- Broadway production poster
- Original language: English
- Written by: Robert Anderson
- Genre: Comedy

Premiere
- Date: March 13, 1967
- Place: Ambassador Theatre New York City

= You Know I Can't Hear You When the Water's Running =

Play written by Robert Anderson

You Know I Can't Hear You When the Water's Running is a collection of four unrelated one-act comedy plays by Robert Anderson.

== Synopsis ==

=== Plot ===
In The Shock of Recognition, playwright Jack Barnstable auditions Richard Pawling for a role that requires nudity and discovers the overeager actor is more than willing to show his stuff. The Footsteps of Doves focuses on Harriet and George, a married couple shopping for twin beds after many years of marriage. George, who is opposed to the change, strikes up a conversation with Jill, a considerably younger fellow shopper who shares his view. In I'll Be Home for Christmas, Chuck and Edith realize how empty their marriage has become as they await the arrival of their adult children. I'm Herbert is a scattered conversation between Herbert and Muriel, an elderly couple with memory problems who try in vain to recall their earlier relationships.

After 15 previews, the original Broadway production opened on March 13, 1967, at the Ambassador Theatre. It transferred twice, to the Broadhurst Theatre and then the Lunt-Fontanne Theatre, before it completed its run of 756 performances on January 4, 1969.

Directed by Alan Schneider, the opening night cast included Eileen Heckart, Martin Balsam, George Grizzard, and Melinda Dillon. Replacements later in the run included Larry Blyden, Irene Dailey, and William Redfield.

Costume design was by Theoni V. Aldredge and lighting design was by Jules Fisher.

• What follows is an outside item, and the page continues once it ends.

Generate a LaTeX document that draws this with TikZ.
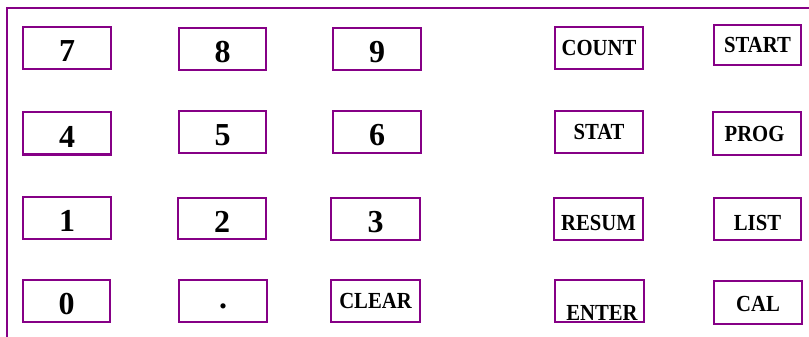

Balsam won the Tony Award for Best Performance by a Leading Actor in a Play. Schneider was nominated for the Tony Award for Best Direction of a Play but lost to Mike Nichols for Plaza Suite.

== Productions ==

=== Original Production ===
First presented by Jack Farren and Gilbert Cates at the Ambassador Theatre in New York City on March 13, 1967, with the following cast:

The Shock of Recognition
- Jack Barnstable .... Joe Silver
- Herb Miller .... George Grizzard
- Richard Pawling .... Martin Balsam
- Dorothy .... Melinda Dillon

The Footsteps of Doves
- Salesman .... George Grizzard
- Harriet .... Eileen Heckart
- George .... Martin Balsam
- Jill .... Melinda Dillon

I'll be Home for Christmas
- Chuck .... Martin Balsam
- Edith .... Eileen Heckart
- Clarice .... Melinda Dillon

I'm Herbert
- Herbert .... George Grizzard
- Muriel ....Eileen Heckart

This production was directed by Alan Schneider, with scenery designed by Ed Wittstein, costumes by Theoni V. Aldredge, and lighting by Jules Fisher

=== Other Productions ===

==== Agentura Harlekýn ====
- From Prague's theatre of Agency Harlekýn. Directed by Pavel Háša.
Poznání šokem (The Shock of Recognition)
- Herb Miller .... Petr Nárožný
- Jack Barnstable .... Jiří Ptáčník
- Richard Pawling .... Václav Vydra
- Dorothy .... Dana Morávková or Eva Janoušková

Stopy Holubic (The Footsteps of Doves)
- Harriet .... Libuše Švormová
- George .... Jiří Ptáčník
- Jill .... Dana Morávková or Eva Janoušková
- Shopassistant .... Václav Vydra

Já jsem Herbert (I'm Herbert)
- Herbert .... Petr Nárožný
- Muriel .... Květa Fialová

== Career launches ==
The creators of the soon-to-debut The Mary Tyler Moore Show were having challenges finding the right actor for the role of anchorman Ted Baxter. A Mary Tyler Moore Show producer happened to see Ted Knight perform in You Know I Can't Hear You When The Water's Running at the Gallery Theater in California. Based on his performance, Knight was brought in to audition for, and was eventually cast as, Ted Baxter.